Similarly, the claim that people are dumping their iPads in favor of the iPhone 6 Plus may turn out to be more rhetoric than reality. iPad sales are down in the dumps, but it's not really because Apple released a bigger iPhone, and it may not be a permanent problem.
The iPad falls by the wayside
It's no mystery why so many people think that the introduction of the iPhone 6 Plus is killing iPad sales. iPad demand slowed significantly last year, with the declines accelerating toward the end of the year. At least one highly respected analyst expects the iPad sales trajectory to get even worse in 2015.
At the same time, the introduction of the larger iPhone 6 and iPhone 6 Plus last fall is driving massive growth for Apple's iPhone product line. iPhone unit sales jumped 46% last quarter and iPhone revenue skyrocketed 57%.
It's natural to connect these two trends. But while the iPhone 6 Plus may be stealing some iPad sales on the margins, the connection may be more tenuous than many people realize.
iPad sales were already falling
First, it's important to remember that iPad sales growth was petering out long before the iPhone 6 Plus showed up. The first iPad year-over-year sales decline occurred in the June-ended quarter of 2013. That was more than a year before the iPhone 6 Plus went on sale.
Since then, there's only been one quarter of robust iPad sales growth: the December-ended quarter of 2013. Unit sales fell in every quarter of (calendar) 2014. The timing of the iPad sales slowdown doesn't really line up with the arrival of the iPhone 6 Plus.
The iPhone 6 Plus isn't really an iPad substitute
Second, the idea that the iPhone 6 Plus is a great substitute for an iPad is overstated. An iPad Mini has roughly twice the screen real estate of an iPhone 6 Plus -- and a full-size iPad is about 3 times its size.
For many of the things that people like to use iPads for -- reading books, watching videos, and even browsing the web -- you're going to want that extra screen space. A 5.5-inch phone might be better than a 4-inch phone, but it's still not nearly as good as a tablet.
The situation may be somewhat different in the Android world, where lots of "phablets" have 6-inch screens and small tablets typically have 7-inch screens. That allows for much more blurring of the line between phone and tablet.
Which iPad models are selling?
A third consideration is that the mix of iPads being sold doesn't line up with the theory of massive cannibalization by the iPhone 6 Plus.
It stands to reason that the iPhone 6 Plus would cannibalize sales of the iPad Mini more than sales of the full-size model.
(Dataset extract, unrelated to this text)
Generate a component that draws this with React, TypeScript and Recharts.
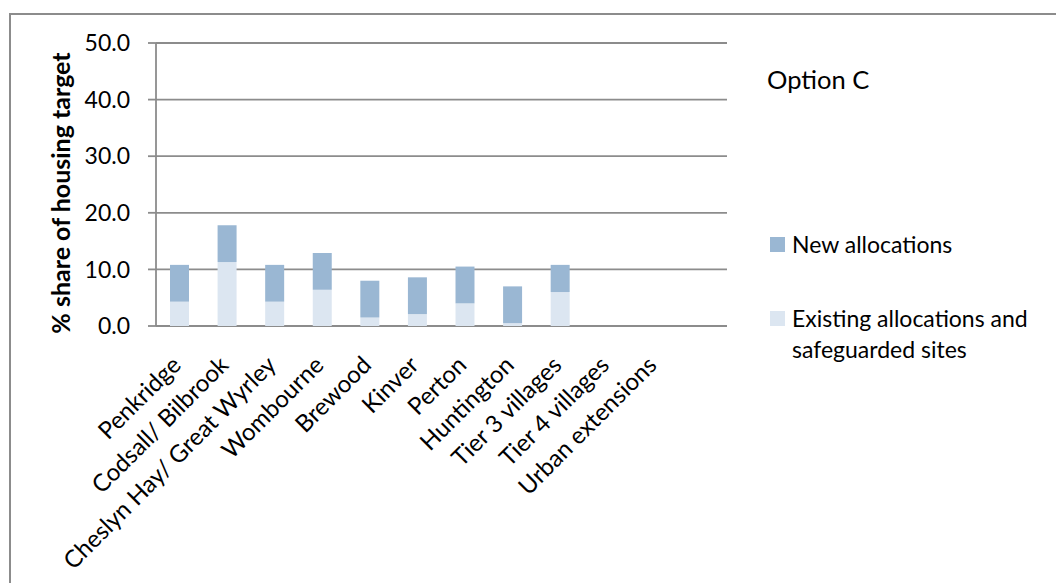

But iPad usage has been shifting toward the "Mini" models.
In the week before the iPhone 6 Plus went on sale, 27% of all iPad usage came from the iPad Mini and the iPad Mini 2, compared to 73% coming from full-size models, according to data from Fiksu. Now, more than 29% of iPad usage comes from the Mini models, while less than 71% comes from full-size iPads.
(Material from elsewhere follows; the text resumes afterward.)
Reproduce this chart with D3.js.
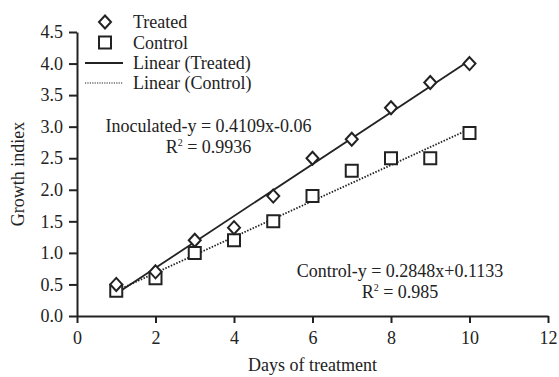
<!DOCTYPE html>
<html lang="en">
<head>
    <meta charset="UTF-8">
    <script src="https://d3js.org/d3.v7.min.js"></script>
    <title>Growth index</title>
    <style>
        body { margin: 0; background: #fff; }
        text { font-family: "Liberation Serif", "Times New Roman", serif; fill: #222; }
    </style>
</head>
<body>
    <div id="chart"></div>
    <script>
        // data
        const days = [1, 2, 3, 4, 5, 6, 7, 8, 9, 10];
        const treated = [0.5, 0.7, 1.2, 1.4, 1.9, 2.5, 2.8, 3.3, 3.7, 4.0];
        const control = [0.4, 0.6, 1.0, 1.2, 1.5, 1.9, 2.3, 2.5, 2.5, 2.9];
        const xTicks = [0, 2, 4, 6, 8, 10, 12];
        const yTicks = [0, 0.5, 1, 1.5, 2, 2.5, 3, 3.5, 4, 4.5];
        const legendLabels = ["Treated", "Control", "Linear (Treated)", "Linear (Control)"];
        const eqTreated = ["Inoculated-y = 0.4109x-0.06", "0.9936"];
        const eqControl = ["Control-y = 0.2848x+0.1133", "0.985"];

        const width = 559, height = 377;
        const ink = "#222";
        const serif = "Liberation Serif, Times New Roman, serif";

        const svg = d3.select("#chart").append("svg")
            .attr("width", width)
            .attr("height", height);

        const x = d3.scaleLinear().domain([0, 12]).range([77, 548]);
        const y = d3.scaleLinear().domain([0, 4.5]).range([316, 32]);

        // axes
        const xAxis = svg.append("g")
            .attr("transform", `translate(0,${y(0)})`)
            .call(d3.axisBottom(x).tickValues(xTicks).tickSize(7).tickSizeOuter(0).tickPadding(8)
                .tickFormat(d3.format("d")));
        const yAxis = svg.append("g")
            .attr("transform", `translate(${x(0)},0)`)
            .call(d3.axisLeft(y).tickValues(yTicks).tickSize(8).tickSizeOuter(0).tickPadding(6)
                .tickFormat(d3.format(".1f")));
        [xAxis, yAxis].forEach(g => {
            g.attr("font-family", serif).attr("font-size", 18);
            g.select(".domain").attr("stroke", ink).attr("stroke-width", 2);
            g.selectAll(".tick line").attr("stroke", ink).attr("stroke-width", 2);
            g.selectAll(".tick text").attr("fill", ink);
        });

        // axis titles
        svg.append("text")
            .attr("x", (x(0) + x(12)) / 2)
            .attr("y", 371)
            .attr("text-anchor", "middle")
            .attr("font-size", 18)
            .text("Days of treatment");
        svg.append("text")
            .attr("transform", `translate(24,${(y(0) + y(4.5)) / 2}) rotate(-90)`)
            .attr("text-anchor", "middle")
            .attr("font-size", 18)
            .text("Growth indiex");

        // least squares fit, same as the spreadsheet trendline
        function fit(xs, ys) {
            const mx = d3.mean(xs), my = d3.mean(ys);
            const sxy = d3.sum(xs, (v, i) => (v - mx) * (ys[i] - my));
            const sxx = d3.sum(xs, v => (v - mx) * (v - mx));
            const b = sxy / sxx;
            return { b: b, a: my - b * mx };
        }
        const fitT = fit(days, treated);
        const fitC = fit(days, control);
        const xEnds = d3.extent(days);

        const line = d3.line().x(d => x(d[0])).y(d => y(d[1]));

        svg.append("path")
            .datum(xEnds.map(d => [d, fitT.a + fitT.b * d]))
            .attr("d", line)
            .attr("fill", "none")
            .attr("stroke", ink)
            .attr("stroke-width", 1.8);
        svg.append("path")
            .datum(xEnds.map(d => [d, fitC.a + fitC.b * d]))
            .attr("d", line)
            .attr("fill", "none")
            .attr("stroke", ink)
            .attr("stroke-width", 1.8)
            .attr("stroke-dasharray", "1.5,1.5");

        // markers
        const diamond = "M0,-6.5L6,0L0,6.5L-6,0Z";
        const square = "M-6,-6H6V6H-6Z";

        svg.selectAll(".ctl")
            .data(days)
            .enter().append("path")
            .attr("class", "ctl")
            .attr("d", square)
            .attr("transform", (d, i) => `translate(${x(d)},${y(control[i])})`)
            .attr("fill", "#fff")
            .attr("stroke", ink)
            .attr("stroke-width", 2);
        svg.selectAll(".trt")
            .data(days)
            .enter().append("path")
            .attr("class", "trt")
            .attr("d", diamond)
            .attr("transform", (d, i) => `translate(${x(d)},${y(treated[i])})`)
            .attr("fill", "#fff")
            .attr("stroke", ink)
            .attr("stroke-width", 2);

        // legend
        const legend = svg.append("g");
        const rowY = [22, 42.5, 63, 83];
        legendLabels.forEach((lab, i) => {
            legend.append("text")
                .attr("x", 133)
                .attr("y", rowY[i])
                .attr("dy", "0.35em")
                .attr("font-size", 18)
                .text(lab);
        });
        legend.append("path").attr("d", diamond)
            .attr("transform", `translate(105,${rowY[0]})`)
            .attr("fill", "#fff").attr("stroke", ink).attr("stroke-width", 2);
        legend.append("path").attr("d", square)
            .attr("transform", `translate(105,${rowY[1]})`)
            .attr("fill", "#fff").attr("stroke", ink).attr("stroke-width", 2);
        legend.append("line")
            .attr("x1", 85).attr("x2", 123).attr("y1", rowY[2]).attr("y2", rowY[2])
            .attr("stroke", ink).attr("stroke-width", 1.8);
        legend.append("line")
            .attr("x1", 85).attr("x2", 123).attr("y1", rowY[3]).attr("y2", rowY[3])
            .attr("stroke", ink).attr("stroke-width", 1.2)
            .attr("stroke-dasharray", "1.2,1.2");

        // equation labels
        function equation(cx, cy, lines) {
            svg.append("text")
                .attr("x", cx).attr("y", cy)
                .attr("dy", "0.35em")
                .attr("text-anchor", "middle")
                .attr("font-size", 18)
                .text(lines[0]);
            const t = svg.append("text")
                .attr("x", cx).attr("y", cy + 21)
                .attr("dy", "0.35em")
                .attr("text-anchor", "middle")
                .attr("font-size", 18);
            t.append("tspan").text("R");
            t.append("tspan").attr("font-size", 10).attr("dy", "-0.75em").text("2");
            t.append("tspan").attr("dy", "0.42em").text(" = " + lines[1]);
        }
        equation(208.5, 126, eqTreated);
        equation(400, 271, eqControl);
    </script>
</body>
</html>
Granted, this is a relatively subtle shift, but it suggests that the full-size iPad may be the weaker link now. That doesn't make sense if the main problem with iPad sales is cannibalization from the iPhone 6 Plus.
What's really going on?
So if the iPhone 6 Plus isn't the big reason behind weak iPad sales, what's the problem? One factor that shouldn't be overlooked is the slow replacement cycle.
iPad sales surged to 58.3 million by the second full fiscal year of sales. By contrast, Apple only sold 20.7 million iPhones in its second full fiscal year of sales. Annual unit sales didn't pass 58.3 million until the iPhone had been on sale for four years.
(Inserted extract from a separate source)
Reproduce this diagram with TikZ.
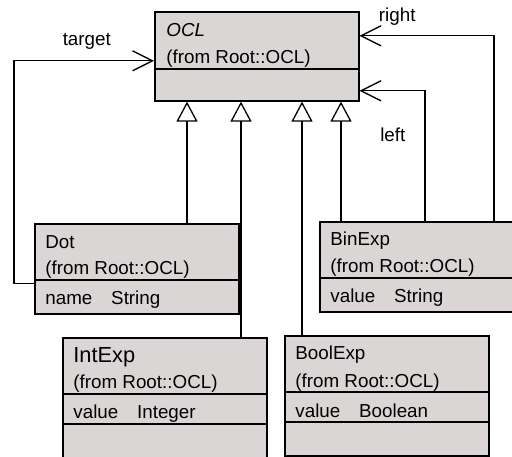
\documentclass[tikz,border=0pt]{standalone}
\usepackage{fontspec}
\setmainfont{Liberation Sans}
\usetikzlibrary{arrows.meta, positioning, calc}
\definecolor{classfill}{RGB}{219,214,214}
\tikzset{
    classbox/.style={rectangle, draw=black, fill=classfill, line width=0.8pt, anchor=north west, minimum width=102pt, inner sep=0pt},
    divider/.style={line width=0.8pt},
    attr/.style={anchor=base west, inner sep=0pt, font=\fontsize{9.4pt}{11pt}\selectfont},
    bigname/.style={anchor=base west, inner sep=0pt, font=\fontsize{10.9pt}{13pt}\selectfont},
    role/.style={inner sep=0pt, font=\fontsize{9.4pt}{11pt}\selectfont},
    inherit/.style={-{Triangle[open, length=10pt, width=10.5pt]}, line width=0.65pt},
    assoc/.style={-{Straight Barb[length=10pt, width=10pt]}, line width=0.65pt},
}

\begin{document}
\begin{tikzpicture}[x=0.5pt, y=-0.5pt]
        \useasboundingbox (0,0) rectangle (512,456);
        \clip (0,0) rectangle (512,456);

        % Classes
        \node[classbox, minimum height=44.5pt] (ocl) at (154,11) {};
        \node[classbox, minimum height=45pt] (dot) at (34,223) {};
        \node[classbox, minimum height=45pt] (binexp) at (319,221) {};
        \node[classbox, minimum height=62pt] (intexp) at (62,337) {};
        \node[classbox, minimum height=60pt] (boolexp) at (284,335) {};

        % Compartments
        \draw[divider] ($(ocl.north west)+(0,58)$) -- ($(ocl.north east)+(0,58)$);
        \draw[divider] ($(dot.north west)+(0,57)$) -- ($(dot.north east)+(0,57)$);
        \draw[divider] ($(binexp.north west)+(0,57)$) -- ($(binexp.north east)+(0,57)$);
        \draw[divider] ($(intexp.north west)+(0,57)$) -- ($(intexp.north east)+(0,57)$);
        \draw[divider] ($(intexp.north west)+(0,87)$) -- ($(intexp.north east)+(0,87)$);
        \draw[divider] ($(boolexp.north west)+(0,57)$) -- ($(boolexp.north east)+(0,57)$);
        \draw[divider] ($(boolexp.north west)+(0,87)$) -- ($(boolexp.north east)+(0,87)$);

        % Texts
        \node[attr] (oclname) at ($(ocl.north west)+(12,25)$) {\textit{OCL}};
        \node[attr] (oclpkg) at ($(ocl.north west)+(12,52)$) {(from Root::OCL)};
        \node[attr] (dotname) at ($(dot.north west)+(11,25)$) {Dot};
        \node[attr] (dotpkg) at ($(dot.north west)+(11,51)$) {(from Root::OCL)};
        \node[attr] (dotattr) at ($(dot.north west)+(11,81)$) {name\quad String};
        \node[attr] (binname) at ($(binexp.north west)+(11,24)$) {BinExp};
        \node[attr] (binpkg) at ($(binexp.north west)+(11,51)$) {(from Root::OCL)};
        \node[attr] (binattr) at ($(binexp.north west)+(11,81)$) {value\quad String};
        \node[bigname] (intname) at ($(intexp.north west)+(11,25)$) {IntExp};
        \node[attr] (intpkg) at ($(intexp.north west)+(11,51)$) {(from Root::OCL)};
        \node[attr] (intattr) at ($(intexp.north west)+(11,81)$) {value\quad Integer};
        \node[attr] (boolname) at ($(boolexp.north west)+(11,24)$) {BoolExp};
        \node[attr] (boolpkg) at ($(boolexp.north west)+(11,52)$) {(from Root::OCL)};
        \node[attr] (boolattr) at ($(boolexp.north west)+(11,82)$) {value\quad Boolean};

        % Generalizations
        \coordinate (g1) at (187,0);
        \coordinate (g2) at (241,0);
        \coordinate (g3) at (302,0);
        \coordinate (g4) at (341,0);
        \draw[inherit] (dot.north -| g1) -- (ocl.south -| g1);
        \draw[inherit] (intexp.north -| g2) -- (ocl.south -| g2);
        \draw[inherit] (boolexp.north -| g3) -- (ocl.south -| g3);
        \draw[inherit] (binexp.north -| g4) -- (ocl.south -| g4);

        % Associations
        \coordinate (a1) at (425,0);
        \coordinate (a2) at (494,0);
        \draw[assoc] ([yshift=-7.5pt]dot.west) -- ++(-20,0) |- node[role, pos=0.76, above=5.5pt] (targetlbl) {target} ([yshift=-2.25pt]ocl.west);
        \draw[assoc] (binexp.north -| a1) |- node[role, pos=0.33, left=9.5pt] (leftlbl) {left} ([yshift=-17.25pt]ocl.east);
        \draw[assoc] (binexp.north -| a2) |- node[role, pos=0.86, above=5pt] (rightlbl) {right} ([yshift=10.25pt]ocl.east);
    \end{tikzpicture}
\end{document}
Thus, Apple penetrated a big chunk of the iPad market opportunity in the first few years of sales. Many of those relatively early adopters who bought iPads between 2011 and 2013 haven't needed to replace their iPads yet. (The iPads released in late 2013 and late 2014 represent only 30% of the installed base.) As users finally start to replace their old iPads at a steady rate, sales should stabilize and then rebound.
Another (related) issue is that Apple hasn't made any revolutionary advances with the iPad lately. The most recently released models offered very modest upgrades over their predecessors, and sales have been correspondingly light.
Still, this means that a combination of time and innovation could get iPad sales back on the right track. (A greater foray into the corporate market, thanks to Apple's budding partnership with IBM would also help.) That's much better than the alternative that the entire category is doomed due to the introduction of the iPhone 6 Plus.